You will need an electronic flasher if the LEDs flash too quickly. Our original thermal flasher uses the electrical current to heat a bi-metallic strip that bends when it gets hot, and breaks contact. It cools, and makes contact again. It's 'tuned' to the qty of incandescent bulbs most cars have.

So with LEDs, the current is a lot lower, so it heats the bi-metallic strip just a little bit, so it doesn't bend very far. It then cools quickly and makes contact again quickly. Making LEDs flash too fast.
I still have standard bulbs up front in the turn signals, so the total current is high enough, my flasher works a little faster but it looks OK.
If I ever put LEDs up front, I'll put an electronic flasher in.

The truck lights will have 3 wires - marker/taillight, the brighter stop/turn, and a ground.
Our original lights generally ground thru the metal socket, so you'll need to add a ground, either to a nearby screw, or a dedicated length of wire (which is what I did).

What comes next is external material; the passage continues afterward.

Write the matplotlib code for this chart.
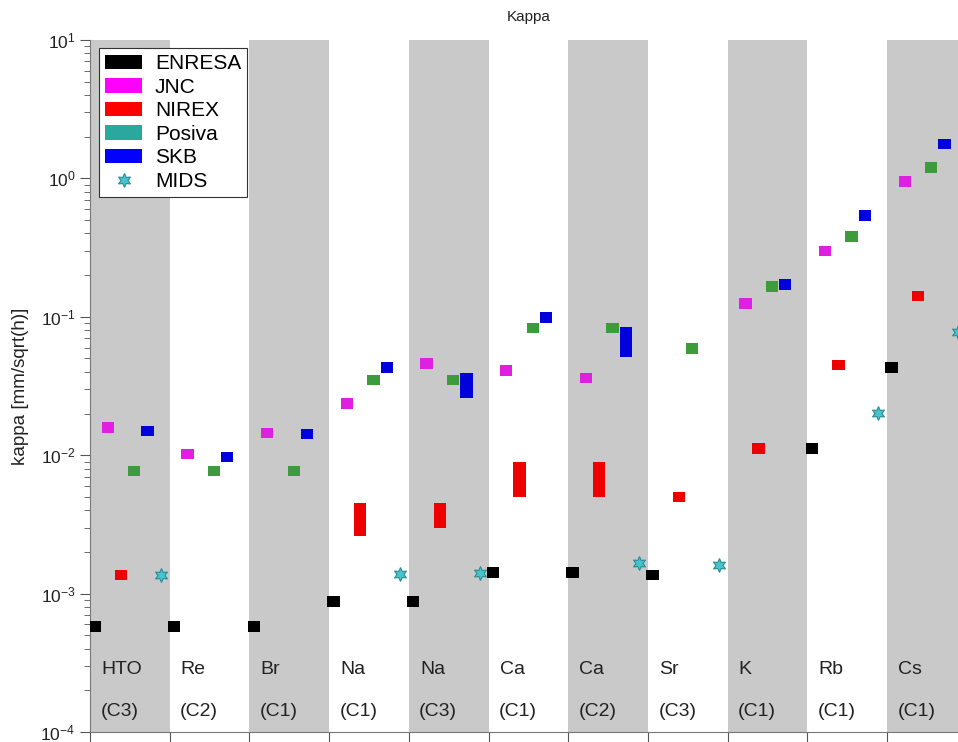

Anxious to find out what lights you found. Went to Advanced, Tractor Supply and NAPA and they did not have what looked like yours.
The oval S/T/T lights I used are industry-common in the truck/trailer market.
It's just a flange-mount oval light, lots of companies make them.
They will vary by lens color and wiring attachments (blunt cut or with a connector), and flange-mount vs grommet mount, but otherwise they are standard.
 
Excellent work, they all look great, especially the backup lights. I retrofitted the same style of license plate light onto my Chryslers as you did. I love what you did with the trunk light. I'm sure it works much better than the factory bulb over in the corner of the trunk. Where did you find that one? I was thinking of using stick-on white "LED tape", but I may steal your idea instead.
 
It snaps into 2 screw-on clips, which I like. Although it requires more accuracy in drilling the mtg holes than a screw-thru-housing design.
It was pretty easy to mount except it needed 2 spacer blocks due to the curvature of the inner trunk lid where I mounted it, to get the clips out of the curvature - the light bridges the curvature.
I mounted it above the latch mechanism, where it's really not noticeable.
If mounting somewhere else, no big deal. Different trunklid might be easier, too.

Good price, and lots of lumens for the task. Makes it like daylight in there. (see the pic in with the green box in the trunk, that is the LED light at nighttime, with no garage lights on)

Amazon product ASIN B09N34GJ1S
 
Last edited:
Just installed 6 inch oval LED's and where one of the installers said his LEDS had a white ground, my LEDs the black was the ground. The lights did not come with a sematic or directions and came from China. That is not a problem but it did cost me some time. I would bench check your lights before you get excited like me and start the install.
 
I must have missed this thread when it was first posted. Was it your intent to use such a high-wattage LED for the backup light? I would have used a lower wattage LED, and it wouldn't have required a heat sink because I wouldn't think the reverse gear is used too often.
 
I must have missed this thread when it was first posted. Was it your intent to use such a high-wattage LED for the backup light? I would have used a lower wattage LED, and it wouldn't have required a heat sink because I wouldn't think the reverse gear is used too often.
I originally planned to use 4 smaller 10-watt LED chips, but the 50-watt was much cleaner to install. Fewer screws and much less wiring to route to the chips (even less than 2 10-watt chips).
I don't know that mine required a heatsink, because as you mentioned, reverse lights aren't on for that much time.
But I put them on because the sinks were cheap, and the project had already suffered significant scope-creep.
Plus this car must be backed into a non-lighted garage, it's a tight fit, and sometimes takes 2 or 3 attempts to get it in the correct location.
Wanted to make sure no disappointments (and I have none).

If/when I do it again, the size of the reverse lens will likely determine what I do. 65 Chrysler has a pretty big lens and housing for this. 68 Fury is really small.